Fighting for better housing on Melbourne's mean streets

August 5, 2016
Issue 

Activists evaded eviction from vacant houses and apartments in Parkville on August 3. The homes had been acquired for the East West Link, a project axed under community pressure by the incoming Labor government in 2014, with a promise to use the properties for public housing.

The Parkville occupation follows a Collingwood occupation [https://www.greenleft.org.au/node/61473]; both actions organised by the Homeless Persons Union of Victoria (HPUV) and Houses Need People, People Need Houses, demanding the promise be kept.

The activists have been dismissed in media reports as “squatters” on public land.

But HPUV activist Pat 'Spike' Chiappalone told Green Left Weekly that “130 of these supposed public properties are — in the midst of a housing crisis — still empty two years after the East West Link debacle. We've seen rental listings and police-escorted real estate agents have attempted entry to organise private rentals.”

In the midst of a bitterly cold winter, more people are doing it tough on Melbourne's streets. In June, Melbourne City Council found 247 people sheltering on central city streets, a 74% increase in two years.

Those sleeping rough at any time are a small minority of the homeless. People cycle precariously through homeless services, friends' couches, boarding houses and the streets.

Housing insecurity often results from a combination of the sharpest aspects of capitalist inequality and alienation — lack of secure work, unaffordable housing, family violence, drug dependency and lack of services.

The increase in rough sleeping in Melbourne's CBD is part of a national trend. The Australian Bureau of Statistics (ABS) has estimated the number of people on the streets or in precarious shelter to be 89,728 at the 2006 census, increasing — after an economic downturn — to 105,237 people in the 2011 census.

A frenzied housing market is fuelling the crisis. Low-cost rooming houses and hotels have been bought up and often added to the stock of properties left vacant to increase prices. A report by Prosper estimated that in 2015 there were 83,000 properties vacant in Melbourne, 5% of the city's stock.

According to the ABS, in the decade to March 2016 in Melbourne house prices increased by 194% and rents by 149% .

Governments have eroded non-market options. The previous Coalition state government slashed annual spending on social housing from $900 million to $430 million between 2011 and 2015. A quarter of the cut has been restored by the Labor government, leading to a marginal improvement in the public housing waiting list from 34,000 to 32,500 in the two years to June 2016.

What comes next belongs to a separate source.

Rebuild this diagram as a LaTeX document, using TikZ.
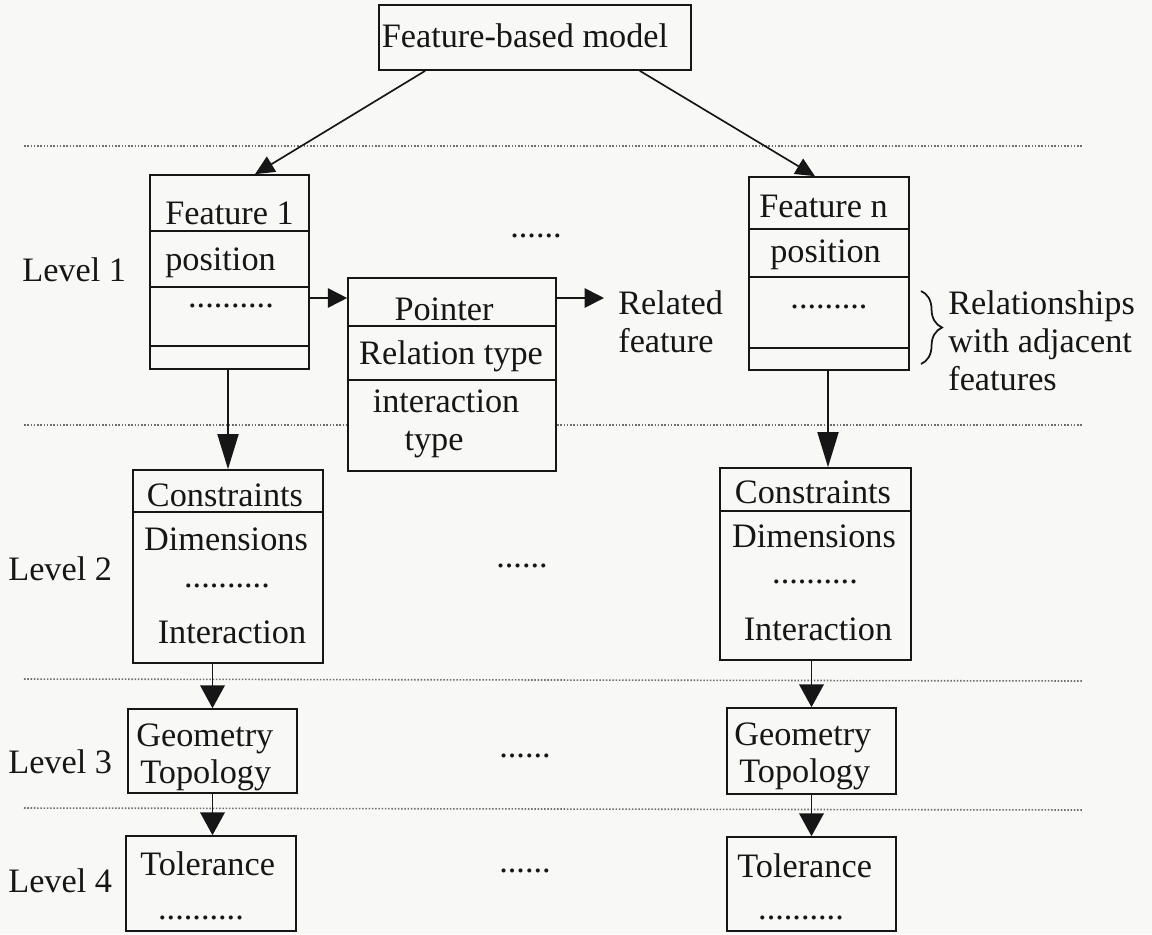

In one local government area, Moreland, the ABS estimated that there were 770 homeless people at the 2011 census. Socialist Alliance councillor Sue Bolton recently convinced the council to agree to provide assistance to these people such as a shelter with showers and hot drinks.

She told Green Left Weekly: “While we can't solve massive problems at the local level, it's important to win measures that can both ameliorate the effects of the economic crisis and raise solutions as a way of encouraging people to mobilise.

Socialist Alliance calls for a massive expansion of good quality, publicly built and owned, community-controlled housing; strict regulation of the private sector including nationalisation of dodgy developers and landlords; and immediate help for those in most need such as the homeless, First Nations people and people with disabilities”, Bolton said.

Chiappalone told Green Left Weekly that campaigning through direct action and events such as the HPUV's successful public meetings are all about “developing a culture of resistance from the bottom. It's people having a lived experience rejecting second-rate solutions like crisis accommodation, and standing up for our right to secure housing”.